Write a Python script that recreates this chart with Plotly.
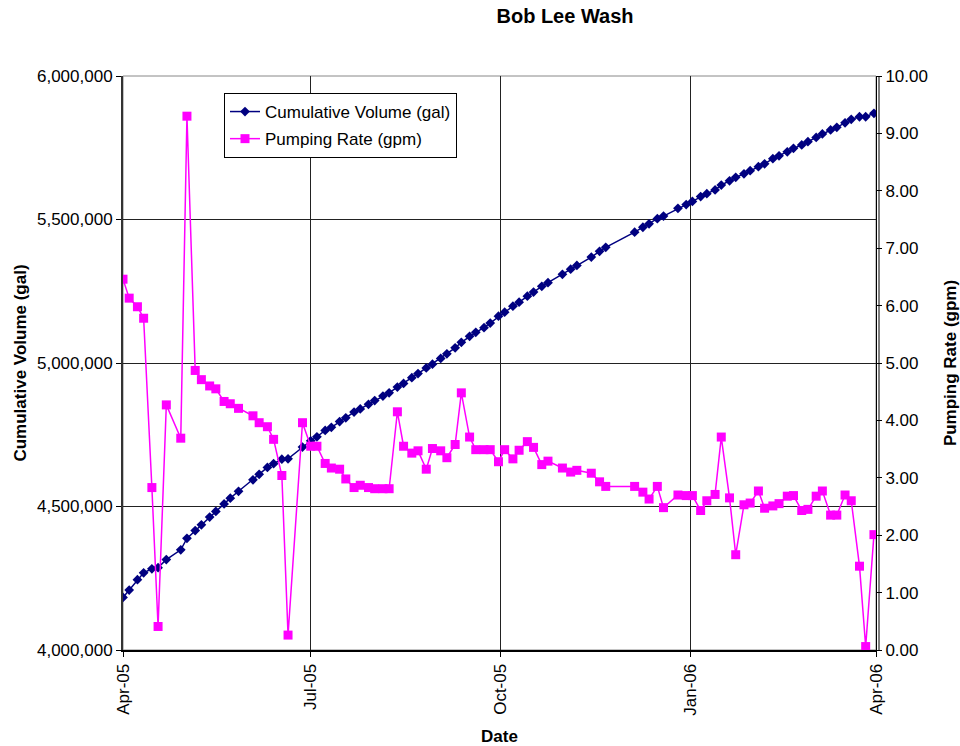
import plotly.graph_objects as go

# Sampling dates (Apr 2005 - Mar 2006)
dates = [
    "2005-04-01", "2005-04-04", "2005-04-08", "2005-04-11", "2005-04-15", "2005-04-18", "2005-04-22", "2005-04-29",
    "2005-05-02", "2005-05-06", "2005-05-09", "2005-05-13", "2005-05-16", "2005-05-20", "2005-05-23", "2005-05-27",
    "2005-06-03", "2005-06-06", "2005-06-10", "2005-06-13", "2005-06-17", "2005-06-20", "2005-06-27",
    "2005-07-01", "2005-07-04", "2005-07-08", "2005-07-11", "2005-07-15", "2005-07-18", "2005-07-22", "2005-07-25", "2005-07-29",
    "2005-08-01", "2005-08-05", "2005-08-08", "2005-08-12", "2005-08-15", "2005-08-19", "2005-08-22", "2005-08-26", "2005-08-29",
    "2005-09-02", "2005-09-05", "2005-09-09", "2005-09-12", "2005-09-16", "2005-09-19", "2005-09-23", "2005-09-26", "2005-09-30",
    "2005-10-03", "2005-10-07", "2005-10-10", "2005-10-14", "2005-10-17", "2005-10-21", "2005-10-24", "2005-10-31",
    "2005-11-04", "2005-11-07", "2005-11-14", "2005-11-18", "2005-11-21",
    "2005-12-05", "2005-12-09", "2005-12-12", "2005-12-16", "2005-12-19", "2005-12-26", "2005-12-30",
    "2006-01-02", "2006-01-06", "2006-01-09", "2006-01-13", "2006-01-16", "2006-01-20", "2006-01-23", "2006-01-27", "2006-01-30",
    "2006-02-03", "2006-02-06", "2006-02-10", "2006-02-13", "2006-02-17", "2006-02-20", "2006-02-24", "2006-02-27",
    "2006-03-03", "2006-03-06", "2006-03-10", "2006-03-13", "2006-03-17", "2006-03-20", "2006-03-24", "2006-03-27", "2006-03-31",
]

# Cumulative volume (gal)
cumulative_volume = [
    4183000, 4209000, 4245000, 4269000, 4283000, 4287000, 4315000, 4349000,
    4389000, 4416000, 4436000, 4463000, 4483000, 4509000, 4529000, 4553000,
    4593000, 4612000, 4636000, 4649000, 4665000, 4666000, 4707000,
    4729000, 4743000, 4765000, 4776000, 4796000, 4809000, 4829000, 4840000, 4856000,
    4869000, 4885000, 4896000, 4916000, 4929000, 4949000, 4963000, 4983000, 4996000,
    5016000, 5032000, 5053000, 5072000, 5093000, 5107000, 5123000, 5139000, 5163000,
    5177000, 5198000, 5212000, 5233000, 5247000, 5267000, 5280000, 5309000,
    5327000, 5340000, 5369000, 5389000, 5403000,
    5456000, 5473000, 5485000, 5503000, 5512000, 5539000, 5552000,
    5563000, 5580000, 5590000, 5603000, 5620000, 5635000, 5647000, 5659000, 5670000,
    5684000, 5694000, 5712000, 5722000, 5736000, 5748000, 5760000, 5771000,
    5786000, 5798000, 5812000, 5821000, 5837000, 5849000, 5858000, 5858000, 5870000,
]

# Pumping rate (gpm)
pumping_rate = [
    6.46, 6.13, 5.98, 5.78, 2.83, 0.41, 4.27, 3.69,
    9.30, 4.87, 4.71, 4.60, 4.55, 4.33, 4.29, 4.21,
    4.08, 3.96, 3.89, 3.67, 3.04, 0.26, 3.96,
    3.55, 3.55, 3.25, 3.17, 3.15, 2.98, 2.83, 2.87, 2.83,
    2.81, 2.81, 2.81, 4.15, 3.55, 3.43, 3.47, 3.15, 3.51,
    3.47, 3.35, 3.58, 4.48, 3.71, 3.49, 3.49, 3.49, 3.28,
    3.49, 3.33, 3.48, 3.63, 3.53, 3.23, 3.29, 3.17,
    3.10, 3.13, 3.08, 2.93, 2.85,
    2.85, 2.75, 2.63, 2.85, 2.48, 2.70, 2.69,
    2.69, 2.43, 2.60, 2.71, 3.71, 2.65, 1.66, 2.53, 2.56,
    2.77, 2.47, 2.51, 2.55, 2.68, 2.69, 2.43, 2.45,
    2.68, 2.77, 2.35, 2.35, 2.70, 2.60, 1.46, 0.06, 2.01,
]

x_ticks = ["2005-04-01", "2005-07-01", "2005-10-01", "2006-01-01", "2006-04-01"]
x_tick_labels = ["Apr-05", "Jul-05", "Oct-05", "Jan-06", "Apr-06"]

FONT = "Arial, Liberation Sans, sans-serif"
NAVY = "#000080"
MAGENTA = "#FF00FF"

fig = go.Figure()

fig.add_trace(go.Scatter(
    x=dates, y=cumulative_volume, name="Cumulative Volume (gal)",
    mode="lines+markers", yaxis="y", legendgroup="vol",
    line=dict(color=NAVY, width=1.5),
    marker=dict(symbol="diamond", size=7.5, color=NAVY),
))

fig.add_trace(go.Scatter(
    x=dates, y=pumping_rate, name="Pumping Rate (gpm)",
    mode="lines+markers", yaxis="y2", legendgroup="rate",
    line=dict(color=MAGENTA, width=1.5),
    marker=dict(symbol="square", size=9, color=MAGENTA),
))

fig.update_layout(
    width=960, height=746,
    margin=dict(l=123, r=84, t=76, b=96, autoexpand=False),
    paper_bgcolor="white", plot_bgcolor="white",
    font=dict(family=FONT, size=17, color="black"),
    title=dict(text="<b>Bob Lee Wash</b>", x=565 / 960, xanchor="center",
               y=1 - 16 / 746, yanchor="middle",
               font=dict(family=FONT, size=20, color="black")),
    showlegend=True,
    legend=dict(x=(224 - 123) / 753, y=(650 - 93) / 574, xanchor="left", yanchor="top",
                bgcolor="white", bordercolor="black", borderwidth=1,
                font=dict(family=FONT, size=17, color="black"),
                traceorder="grouped", tracegroupgap=2,
                entrywidth=205, entrywidthmode="pixels"),
    xaxis=dict(
        type="date", range=["2005-04-01", "2006-04-01"], automargin=False,
        tickmode="array", tickvals=x_ticks, ticktext=x_tick_labels,
        tickangle=-90, ticks="outside", ticklen=5, tickcolor="black",
        showgrid=True, gridcolor="#222222", gridwidth=1,
        showline=True, linecolor="black", linewidth=2,
        zeroline=False,
        title=dict(text="<b>Date</b>", font=dict(family=FONT, size=17), standoff=20),
    ),
    yaxis=dict(
        range=[4000000, 6000000], dtick=500000, tickformat=",d", automargin=False,
        ticks="outside", ticklen=5, tickcolor="black",
        showgrid=True, gridcolor="#222222", gridwidth=1,
        showline=True, linecolor="#333333", linewidth=2,
        zeroline=False,
        title=dict(text="<b>Cumulative Volume (gal)</b>", font=dict(family=FONT, size=17), standoff=6),
    ),
    yaxis2=dict(
        range=[0, 10], dtick=1, tickformat=".2f", automargin=False,
        overlaying="y", side="right",
        ticks="outside", ticklen=5, tickcolor="black",
        showgrid=False, showline=True, linecolor="black", linewidth=1,
        zeroline=False,
        title=dict(text="<b>Pumping Rate (gpm)</b>", font=dict(family=FONT, size=17), standoff=22),
    ),
    shapes=[
        # plot-area frame
        dict(type="rect", xref="paper", yref="paper", x0=0, x1=1, y0=0, y1=1,
             line=dict(color="#888888", width=1), layer="below"),
        # second rule of the right-hand axis
        dict(type="line", xref="paper", yref="paper", x0=1 + 3 / 753, x1=1 + 3 / 753, y0=0, y1=1,
             line=dict(color="black", width=1)),
    ],
)

fig.write_html("out.html")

══════════

- _Problem to work on_
Would you set down the listing exactly, omitting pictures?

- _Solved problem_
Write a Python script that recreates this chart with Plotly.
import plotly.graph_objects as go

# Sampling dates (Apr 2005 - Mar 2006)
dates = [
    "2005-04-01", "2005-04-04", "2005-04-08", "2005-04-11", "2005-04-15", "2005-04-18", "2005-04-22", "2005-04-29",
    "2005-05-02", "2005-05-06", "2005-05-09", "2005-05-13", "2005-05-16", "2005-05-20", "2005-05-23", "2005-05-27",
    "2005-06-03", "2005-06-06", "2005-06-10", "2005-06-13", "2005-06-17", "2005-06-20", "2005-06-27",
    "2005-07-01", "2005-07-04", "2005-07-08", "2005-07-11", "2005-07-15", "2005-07-18", "2005-07-22", "2005-07-25", "2005-07-29",
    "2005-08-01", "2005-08-05", "2005-08-08", "2005-08-12", "2005-08-15", "2005-08-19", "2005-08-22", "2005-08-26", "2005-08-29",
    "2005-09-02", "2005-09-05", "2005-09-09", "2005-09-12", "2005-09-16", "2005-09-19", "2005-09-23", "2005-09-26", "2005-09-30",
    "2005-10-03", "2005-10-07", "2005-10-10", "2005-10-14", "2005-10-17", "2005-10-21", "2005-10-24", "2005-10-31",
    "2005-11-04", "2005-11-07", "2005-11-14", "2005-11-18", "2005-11-21",
    "2005-12-05", "2005-12-09", "2005-12-12", "2005-12-16", "2005-12-19", "2005-12-26", "2005-12-30",
    "2006-01-02", "2006-01-06", "2006-01-09", "2006-01-13", "2006-01-16", "2006-01-20", "2006-01-23", "2006-01-27", "2006-01-30",
    "2006-02-03", "2006-02-06", "2006-02-10", "2006-02-13", "2006-02-17", "2006-02-20", "2006-02-24", "2006-02-27",
    "2006-03-03", "2006-03-06", "2006-03-10", "2006-03-13", "2006-03-17", "2006-03-20", "2006-03-24", "2006-03-27", "2006-03-31",
]

# Cumulative volume (gal)
cumulative_volume = [
    4183000, 4209000, 4245000, 4269000, 4283000, 4287000, 4315000, 4349000,
    4389000, 4416000, 4436000, 4463000, 4483000, 4509000, 4529000, 4553000,
    4593000, 4612000, 4636000, 4649000, 4665000, 4666000, 4707000,
    4729000, 4743000, 4765000, 4776000, 4796000, 4809000, 4829000, 4840000, 4856000,
    4869000, 4885000, 4896000, 4916000, 4929000, 4949000, 4963000, 4983000, 4996000,
    5016000, 5032000, 5053000, 5072000, 5093000, 5107000, 5123000, 5139000, 5163000,
    5177000, 5198000, 5212000, 5233000, 5247000, 5267000, 5280000, 5309000,
    5327000, 5340000, 5369000, 5389000, 5403000,
    5456000, 5473000, 5485000, 5503000, 5512000, 5539000, 5552000,
    5563000, 5580000, 5590000, 5603000, 5620000, 5635000, 5647000, 5659000, 5670000,
    5684000, 5694000, 5712000, 5722000, 5736000, 5748000, 5760000, 5771000,
    5786000, 5798000, 5812000, 5821000, 5837000, 5849000, 5858000, 5858000, 5870000,
]

# Pumping rate (gpm)
pumping_rate = [
    6.46, 6.13, 5.98, 5.78, 2.83, 0.41, 4.27, 3.69,
    9.30, 4.87, 4.71, 4.60, 4.55, 4.33, 4.29, 4.21,
    4.08, 3.96, 3.89, 3.67, 3.04, 0.26, 3.96,
    3.55, 3.55, 3.25, 3.17, 3.15, 2.98, 2.83, 2.87, 2.83,
    2.81, 2.81, 2.81, 4.15, 3.55, 3.43, 3.47, 3.15, 3.51,
    3.47, 3.35, 3.58, 4.48, 3.71, 3.49, 3.49, 3.49, 3.28,
    3.49, 3.33, 3.48, 3.63, 3.53, 3.23, 3.29, 3.17,
    3.10, 3.13, 3.08, 2.93, 2.85,
    2.85, 2.75, 2.63, 2.85, 2.48, 2.70, 2.69,
    2.69, 2.43, 2.60, 2.71, 3.71, 2.65, 1.66, 2.53, 2.56,
    2.77, 2.47, 2.51, 2.55, 2.68, 2.69, 2.43, 2.45,
    2.68, 2.77, 2.35, 2.35, 2.70, 2.60, 1.46, 0.06, 2.01,
]

x_ticks = ["2005-04-01", "2005-07-01", "2005-10-01", "2006-01-01", "2006-04-01"]
x_tick_labels = ["Apr-05", "Jul-05", "Oct-05", "Jan-06", "Apr-06"]

FONT = "Arial, Liberation Sans, sans-serif"
NAVY = "#000080"
MAGENTA = "#FF00FF"

fig = go.Figure()

fig.add_trace(go.Scatter(
    x=dates, y=cumulative_volume, name="Cumulative Volume (gal)",
    mode="lines+markers", yaxis="y", legendgroup="vol",
    line=dict(color=NAVY, width=1.5),
    marker=dict(symbol="diamond", size=7.5, color=NAVY),
))

fig.add_trace(go.Scatter(
    x=dates, y=pumping_rate, name="Pumping Rate (gpm)",
    mode="lines+markers", yaxis="y2", legendgroup="rate",
    line=dict(color=MAGENTA, width=1.5),
    marker=dict(symbol="square", size=9, color=MAGENTA),
))

fig.update_layout(
    width=960, height=746,
    margin=dict(l=123, r=84, t=76, b=96, autoexpand=False),
    paper_bgcolor="white", plot_bgcolor="white",
    font=dict(family=FONT, size=17, color="black"),
    title=dict(text="<b>Bob Lee Wash</b>", x=565 / 960, xanchor="center",
               y=1 - 16 / 746, yanchor="middle",
               font=dict(family=FONT, size=20, color="black")),
    showlegend=True,
    legend=dict(x=(224 - 123) / 753, y=(650 - 93) / 574, xanchor="left", yanchor="top",
                bgcolor="white", bordercolor="black", borderwidth=1,
                font=dict(family=FONT, size=17, color="black"),
                traceorder="grouped", tracegroupgap=2,
                entrywidth=205, entrywidthmode="pixels"),
    xaxis=dict(
        type="date", range=["2005-04-01", "2006-04-01"], automargin=False,
        tickmode="array", tickvals=x_ticks, ticktext=x_tick_labels,
        tickangle=-90, ticks="outside", ticklen=5, tickcolor="black",
        showgrid=True, gridcolor="#222222", gridwidth=1,
        showline=True, linecolor="black", linewidth=2,
        zeroline=False,
        title=dict(text="<b>Date</b>", font=dict(family=FONT, size=17), standoff=20),
    ),
    yaxis=dict(
        range=[4000000, 6000000], dtick=500000, tickformat=",d", automargin=False,
        ticks="outside", ticklen=5, tickcolor="black",
        showgrid=True, gridcolor="#222222", gridwidth=1,
        showline=True, linecolor="#333333", linewidth=2,
        zeroline=False,
        title=dict(text="<b>Cumulative Volume (gal)</b>", font=dict(family=FONT, size=17), standoff=6),
    ),
    yaxis2=dict(
        range=[0, 10], dtick=1, tickformat=".2f", automargin=False,
        overlaying="y", side="right",
        ticks="outside", ticklen=5, tickcolor="black",
        showgrid=False, showline=True, linecolor="black", linewidth=1,
        zeroline=False,
        title=dict(text="<b>Pumping Rate (gpm)</b>", font=dict(family=FONT, size=17), standoff=22),
    ),
    shapes=[
        # plot-area frame
        dict(type="rect", xref="paper", yref="paper", x0=0, x1=1, y0=0, y1=1,
             line=dict(color="#888888", width=1), layer="below"),
        # second rule of the right-hand axis
        dict(type="line", xref="paper", yref="paper", x0=1 + 3 / 753, x1=1 + 3 / 753, y0=0, y1=1,
             line=dict(color="black", width=1)),
    ],
)

fig.write_html("out.html")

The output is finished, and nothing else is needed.